Intel needs to remember that stopping their contributions to x86-64 efficiency and performance in Linux will just leave more room for ARM to make headway in penetrating the DC/HPC/retail markets. They have very little ARM presence as a portion of revenues, so they aren't going to benefit from that shift in any way. At least AMD seems to be hedging or at least expanding in that direction with Soundwave...
Exactly. The war is (Intel+AMD) vs ARM. What helps AMD helps Intel and vise versa. Far too many people here falsely think the war is Intel vs AMD.
 
Exactly. The war is (Intel+AMD) vs ARM. What helps AMD helps Intel and vise versa. Far too many people here falsely think the war is Intel vs AMD.

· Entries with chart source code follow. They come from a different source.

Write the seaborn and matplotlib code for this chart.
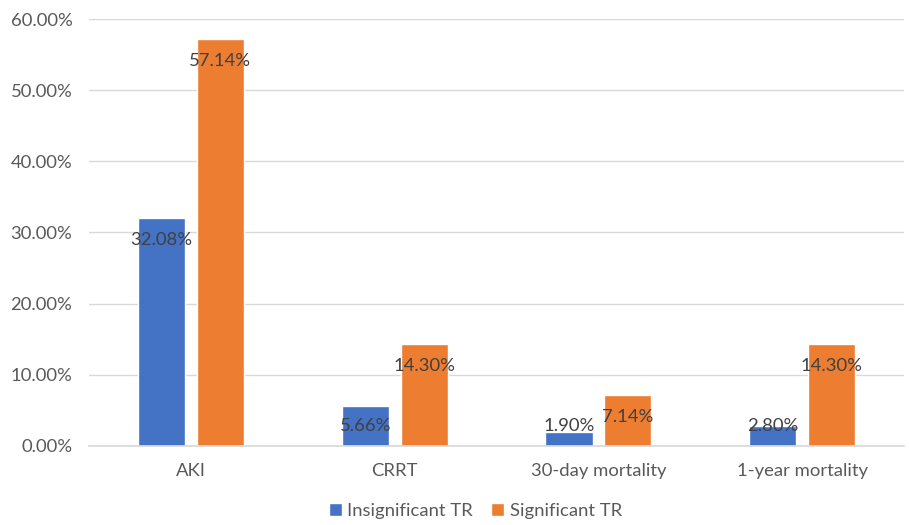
import pandas as pd
import matplotlib
matplotlib.use("Agg")
import matplotlib.pyplot as plt
import matplotlib.ticker as mticker
import seaborn as sns

categories = ["AKI", "CRRT", "30-day mortality", "1-year mortality"]
insignificant_tr = [32.08, 5.66, 1.90, 2.80]
significant_tr = [57.14, 14.30, 7.14, 14.30]
series_names = ["Insignificant TR", "Significant TR"]

COLOURS = {"Insignificant TR": "#4472C4", "Significant TR": "#ED7D31"}
TEXT = "#595959"
FS = 13.3

df = pd.DataFrame({
    "outcome": categories * 2,
    "group": [series_names[0]] * 4 + [series_names[1]] * 4,
    "pct": insignificant_tr + significant_tr,
})

sns.set_theme(style="white")
plt.rcParams["font.family"] = ["Lato", "DejaVu Sans"]

fig = plt.figure(figsize=(9.09, 5.25), dpi=100)
ax = fig.add_axes([0.098, 0.1505, 0.8965, 0.8133])

sns.barplot(data=df, x="outcome", y="pct", hue="group", order=categories,
            hue_order=series_names, palette=COLOURS, width=0.578, gap=0.2,
            ax=ax, legend=True, saturation=1)

# data labels, Excel style: just inside the bar end, never below the floor
for cont in ax.containers:
    for bar in cont:
        h = bar.get_height()
        y = max(h - 3.1, 2.8)
        ax.text(bar.get_x() + bar.get_width() / 2, y, f"{h:.2f}%",
                ha="center", va="center", fontsize=FS, color="#404040")

ax.set_ylim(0, 60)
ax.set_xlim(-0.5, 3.5)
ax.yaxis.set_major_locator(mticker.MultipleLocator(10))
ax.yaxis.set_major_formatter(mticker.FuncFormatter(lambda v, _: f"{v:.2f}%"))
ax.grid(axis="y", color="#D9D9D9", linewidth=1)
ax.set_axisbelow(True)
for s in ["top", "right", "left"]:
    ax.spines[s].set_visible(False)
ax.spines["bottom"].set_color("#D9D9D9")
ax.tick_params(axis="both", length=0, labelsize=FS, colors=TEXT)
ax.tick_params(axis="x", pad=12)
ax.tick_params(axis="y", pad=12)
ax.set_xlabel("")
ax.set_ylabel("")

handles, labels = ax.get_legend_handles_labels()
ax.legend(handles, labels, loc="lower center", bbox_to_anchor=(0.474, -0.21),
          ncol=2, frameon=False, fontsize=FS, handlelength=0.7, handleheight=0.7,
          handletextpad=0.3, columnspacing=1.0, labelcolor=TEXT)

fig.savefig("out.png", dpi=100)
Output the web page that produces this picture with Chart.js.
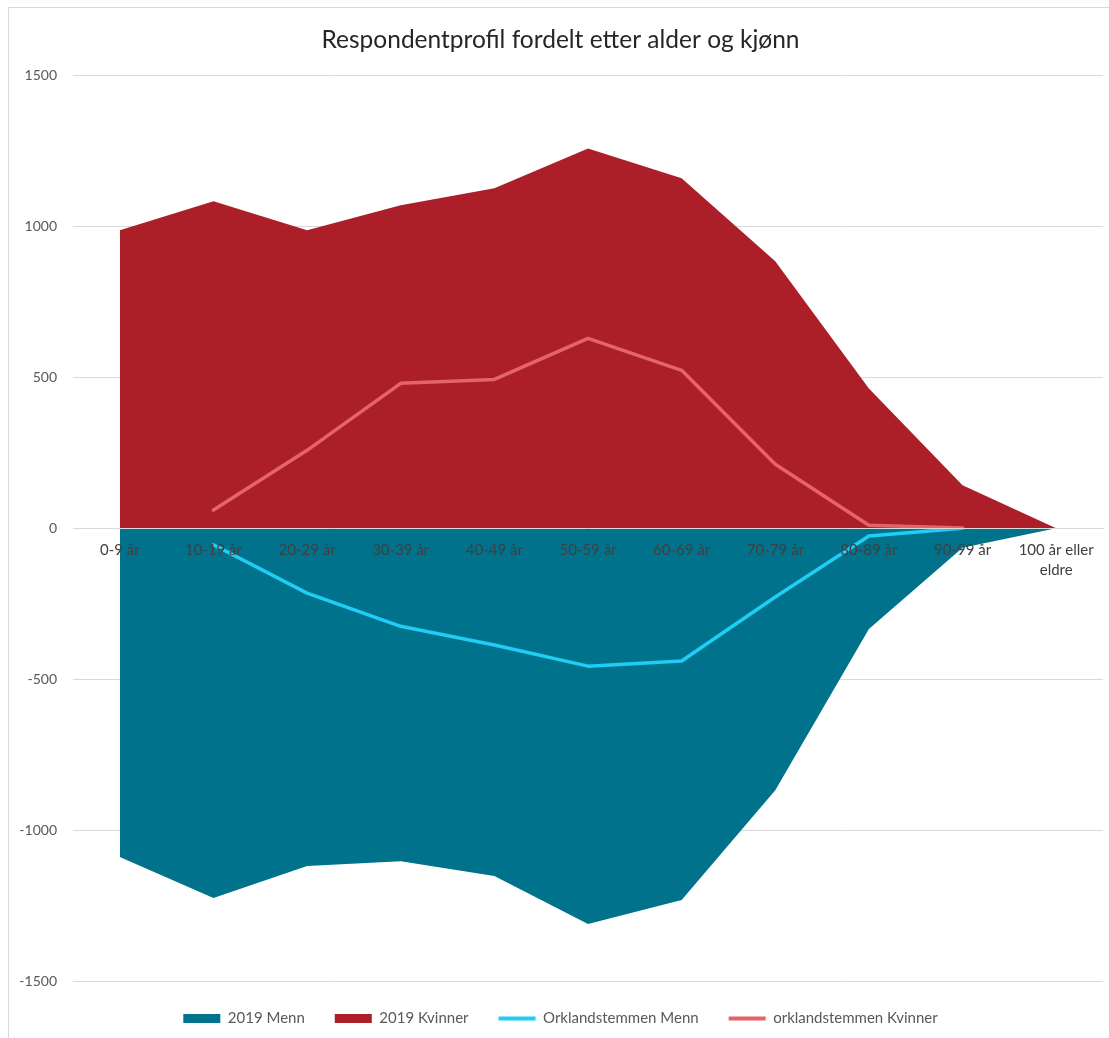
<!DOCTYPE html>
<html>
<head>
<meta charset="utf-8">
<script src="https://cdn.jsdelivr.net/npm/chart.js@4.4.1/dist/chart.umd.min.js"></script>
<style>
    body { margin: 0; background: #ffffff; overflow: hidden; }
    #frame {
        position: absolute;
        left: 8px;
        top: 7px;
        width: 1114px;
        height: 1040px;
        border: 1px solid #d9d9d9;
    }
</style>
</head>
<body>
<div id="frame">
    <canvas id="chart" width="1114" height="1030"></canvas>
</div>
<script>
// Age groups (x axis)
const ageGroups = ['0-9 år', '10-19 år', '20-29 år', '30-39 år', '40-49 år', '50-59 år',
                   '60-69 år', '70-79 år', '80-89 år', '90-99 år', ['100 år eller', 'eldre']];

// 2019 population, men shown as negative values
const menn2019 = [-1089, -1225, -1119, -1103, -1152, -1311, -1232, -868, -334, -65, 0];
const kvinner2019 = [987, 1083, 987, 1070, 1126, 1258, 1159, 884, 463, 142, 0];

// Orklandstemmen respondents
const orklandMenn = [null, -55, -215, -325, -387, -457, -440, -228, -26, 0, null];
const orklandKvinner = [null, 60, 258, 480, 493, 629, 523, 212, 10, 1, null];

const yTicks = [-1500, -1000, -500, 0, 500, 1000, 1500];

const colors = {
    menn: '#01728b',
    kvinner: '#ad1f28',
    orkMenn: '#1fcdf5',
    orkKvinner: '#e5636b'
};

const font = "Lato, 'Open Sans', sans-serif";

const legendItems = [
    {text: '2019 Menn', color: colors.menn, style: 'rect'},
    {text: '2019 Kvinner', color: colors.kvinner, style: 'rect'},
    {text: 'Orklandstemmen Menn', color: colors.orkMenn, style: 'line'},
    {text: 'orklandstemmen Kvinner', color: colors.orkKvinner, style: 'line'}
];

const ctx = document.getElementById('chart');

new Chart(ctx, {
    type: 'line',
    data: {
        labels: ageGroups,
        datasets: [
            {
                label: '2019 Menn',
                data: menn2019,
                backgroundColor: colors.menn,
                borderWidth: 0,
                pointRadius: 0,
                fill: 'origin',
                order: 3
            },
            {
                label: '2019 Kvinner',
                data: kvinner2019,
                backgroundColor: colors.kvinner,
                borderWidth: 0,
                pointRadius: 0,
                fill: 'origin',
                order: 2
            },
            {
                label: 'Orklandstemmen Menn',
                data: orklandMenn,
                borderColor: colors.orkMenn,
                backgroundColor: colors.orkMenn,
                borderWidth: 3.5,
                borderCapStyle: 'round',
                borderJoinStyle: 'round',
                pointRadius: 0,
                fill: false,
                order: 1
            },
            {
                label: 'orklandstemmen Kvinner',
                data: orklandKvinner,
                borderColor: colors.orkKvinner,
                backgroundColor: colors.orkKvinner,
                borderWidth: 3.5,
                borderCapStyle: 'round',
                borderJoinStyle: 'round',
                pointRadius: 0,
                fill: false,
                order: 0
            }
        ]
    },
    options: {
        responsive: false,
        animation: false,
        layout: {
            padding: {left: 9, right: 20, top: 0, bottom: 2}
        },

        // Scales
        scales: {
            x: {
                position: {y: 0},
                offset: true,
                grid: {display: false, drawTicks: false},
                border: {display: true, color: '#d9d9d9', width: 1, z: 1},
                ticks: {
                    z: 1,
                    autoSkip: false,
                    maxRotation: 0,
                    padding: 12,
                    color: '#404040',
                    font: {family: font, size: 15, lineHeight: 1.33}
                }
            },
            y: {
                min: -1500,
                max: 1500,
                afterFit: (scale) => { scale.width = 55; },
                afterBuildTicks: (scale) => {
                    scale.ticks = yTicks.map(v => ({value: v}));
                },
                grid: {color: '#d9d9d9', lineWidth: 1, drawTicks: false},
                border: {display: false},
                ticks: {
                    padding: 16,
                    color: '#595959',
                    font: {family: font, size: 14},
                    callback: (value) => String(value)
                }
            }
        },

        // Title and legend
        plugins: {
            title: {
                display: true,
                text: 'Respondentprofil fordelt etter alder og kjønn',
                color: '#262626',
                font: {family: font, size: 24.5, weight: 'normal'},
                padding: {top: 17, bottom: 21}
            },
            legend: {
                position: 'bottom',
                labels: {
                    usePointStyle: true,
                    pointStyleWidth: 37,
                    boxHeight: 9,
                    padding: 30,
                    color: '#595959',
                    font: {family: font, size: 15},
                    generateLabels: () => legendItems.map((item, i) => ({
                        text: item.text,
                        fillStyle: item.color,
                        strokeStyle: item.color,
                        lineWidth: item.style === 'line' ? 4 : 0,
                        pointStyle: item.style,
                        fontColor: '#595959',
                        hidden: false,
                        datasetIndex: i
                    }))
                }
            },
            tooltip: {enabled: false}
        }
    }
});
</script>
</body>
</html>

Intel's issue is a case of being extremely short sighted with respect to short term gains to enhance shareholder value. I get that they have gutted their OSS team, but they can't just focus on base compatibility and any fixes that enhance Intel products more than AMD products. Once x86 sheds a customer to ARM, that customer is likely gone for good as they will have had to make their platforms fully portable to complete such a migration, and with that level of portability, they are VERY unlikely to ever walk back into a walled garden like x86 again.
 
Intel's issue is a case of being extremely short sighted with respect to short term gains to enhance shareholder value. I get that they have gutted their OSS team, but they can't just focus on base compatibility and any fixes that enhance Intel products more than AMD products. Once x86 sheds a customer to ARM, that customer is likely gone for good as they will have had to make their platforms fully portable to complete such a migration, and with that level of portability, they are VERY unlikely to ever walk back into a walled garden like x86 again.
When has Intel been not Short sided in last 2 decades it has f*****d up again and again and i don't like this aspect of LBT Intel's OSS contribution has generated many good stuff over the years.
 

This is something I have been speculating for some time. Intel's new architecture seems to be choked by latency. When you free up the latency, it becomes less efficient; however, you gain a good bit of performance.
On a geo mean basis the performance went up by 17% with the Latency Optimized Mode to make for a net win in performance and power efficiency.
At lower clocks (which would be the norm in high count core implementations), 18A + lower latency may prove to be a potent combination for Intel's next gen NVL class.